For a fund, gaining meaningful oversight of tax compliance and risk across a large portfolio is inherently difficult. The data is spread across multiple businesses, multiple advisers, and multiple jurisdictions.  

Technology is beginning to address this, with dashboard tools that can aggregate compliance status and highlight gaps, for example, identifying which portfolio businesses are claiming R&D relief and flagging those that should be but are not.  

This is an area that will develop quickly (and indeed we are currently developing such tools for our clients). Funds that invest in better tax data infrastructure now will be better placed to manage risk and demonstrate governance at exit. 

Three ways to optimise tax for value creation  

As well as source of risk, tax can be an active value driver throughout the entire holding period. For portfolio companies and the funds that back them, the opportunity is significant and, in many cases, underexploited. 

For example, we often see one or more of the following, seemingly “obvious”, tax areas overlooked.  

1. Cash management  

Poorly managed corporation tax payments can drain portfolio company value. This is not about overpaying but paying at the wrong time. In a highly leveraged business with active debt servicing obligations, this can amount to the same thing. 
 
For example, CFOs can be caught off-guard when tax obligations change suddenly as the result of coming under private equity ownership. The business may suddenly find itself under the very large companies quarterly instalment payment regime which drastically changes the tax payment profile of the business.  
 
The complexity compounds quickly for international businesses.

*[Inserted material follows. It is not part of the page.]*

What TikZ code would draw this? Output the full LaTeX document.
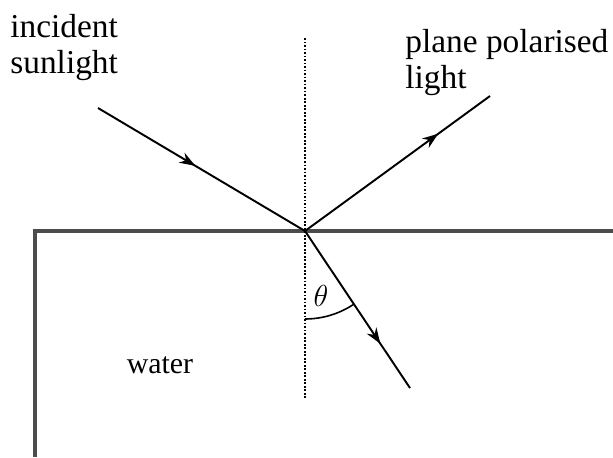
\documentclass[tikz,border=0pt]{standalone}
\usepackage{amsmath}
\usepackage{fontspec}
\setmainfont{Liberation Serif}
\usetikzlibrary{arrows,arrows.meta,positioning,decorations.markings}

\tikzset{
    ray/.style={line width=1.1pt,postaction={decorate},
        decoration={markings,mark=at position #1 with {\arrow{Stealth[length=9pt,width=6.5pt]}}}},
    label/.style={font=\fontsize{19}{20}\selectfont,align=left,inner sep=0pt}
}

\begin{document}
\begin{tikzpicture}
    \useasboundingbox (0,0) rectangle (12.26,9.14);

    % Water surface
    \coordinate (o) at (6.10,4.52);
    \draw[gray!60!black,line width=1.8pt] (0.70,0) -- (0.70,4.52) -- (12.26,4.52);

    % Normal
    \coordinate (ntop) at (6.10,8.38);
    \coordinate (nbot) at (6.10,1.18);
    \draw[densely dotted,line width=1pt] (ntop) -- (nbot);

    % Rays
    \coordinate (src) at (1.96,6.98);
    \coordinate (refl) at (9.80,7.22);
    \coordinate (refr) at (8.20,1.38);
    \draw[ray=0.47] (src) -- (o);
    \draw[ray=0.72] (o) -- (refl);
    \draw[ray=0.72] (o) -- (refr);

    % Angle
    \draw[line width=0.9pt] ([shift={(-90:1.76)}]o) arc (-90:-56.2:1.76);
    \node (theta) at (6.42,3.22) {\fontsize{17}{18}\selectfont$\theta$};

    % Labels
    \node[label,anchor=west] (incident) at (0.2,8.19) {incident\\sunlight};
    \node[label,anchor=west] (polar) at (8.10,7.89) {plane polarised\\light};
    \node[label,font=\fontsize{17}{18}\selectfont] (water) at (3.20,1.84) {water};
\end{tikzpicture}
\end{document}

Each jurisdiction carries its own payment and reporting calendar, instalment rules, and exposure to global minimum tax obligations. Integrating cash tax forecasting properly into the broader treasury function, alongside debt serviceability modelling and refinancing plans, is a fundamental part of running a PE-backed business well. 

2. Relief optimisation    

Relief optimisation is an area where we often see value slip through the cracks. Available reliefs are well-known: group relief, capital allowances, R&D tax credits etc. 

However, in practice, they can go unclaimed or underutilised. This is often down to lack of ownership. The CFO of a newly acquired company might be focused on board reporting and investor data, while the remit of their tax advisors might be restricted to compliance reporting. 

The good news is that a fix is not complicated. It requires someone, at portfolio or fund level to own and be accountable for relief optimisation. This can, of course, be in the form of an external adviser with a clear mandate to ‘own’ this area.  

For a fund managing a large portfolio, a straightforward governance framework that tracks which businesses are claiming which reliefs, and flags anomalies, can surface material opportunities for value creation that would otherwise be missed.  

3. Anti-hybrid rules  

For many portfolio companies, becoming PE-backed means carrying a significantly more complex debt structure. Most finance teams will be across the corporate interest rate restriction that can cap the amount of interest expense a UK business can deduct against its taxable profits and will have considered transfer pricing on any intragroup debt. But there is a further layer that is often overlooked: anti-hybrid rules.

Anti-hybrid legislation is designed to counteract mismatches that arise where a financing instrument or entity is treated differently for tax purposes in different jurisdictions and is often driven by the structure of the PE fund itself. In the context of PE-backed debt structures, this can mean that interest payments a business has been deducting perfectly legitimately under more traditional rules are, in fact, restricted under the anti-hybrid provisions and the business may have been overclaiming relief as a result. Over a four or five-year holding period, that overclaim can accumulate into a material liability.  

Getting the right specialist advice on debt structuring from the outset, not just on the headline interest restriction, but on all the layers beneath it is one of the more high-value interventions a fund can make at the point of acquisition. 

It’s time to put tax front-of-mind 

None of the insights above are individually revolutionary. But approached together, with proper ownership and a clear strategy, it compounds into something meaningful. A business that manages its cash tax efficiently, claims every relief it is entitled to, and has clean, well-documented positions on its debt structure is not just better prepared for exit; it is better run. It has more cash available for reinvestment, more financial flexibility, and a stronger platform for growth throughout the holding period.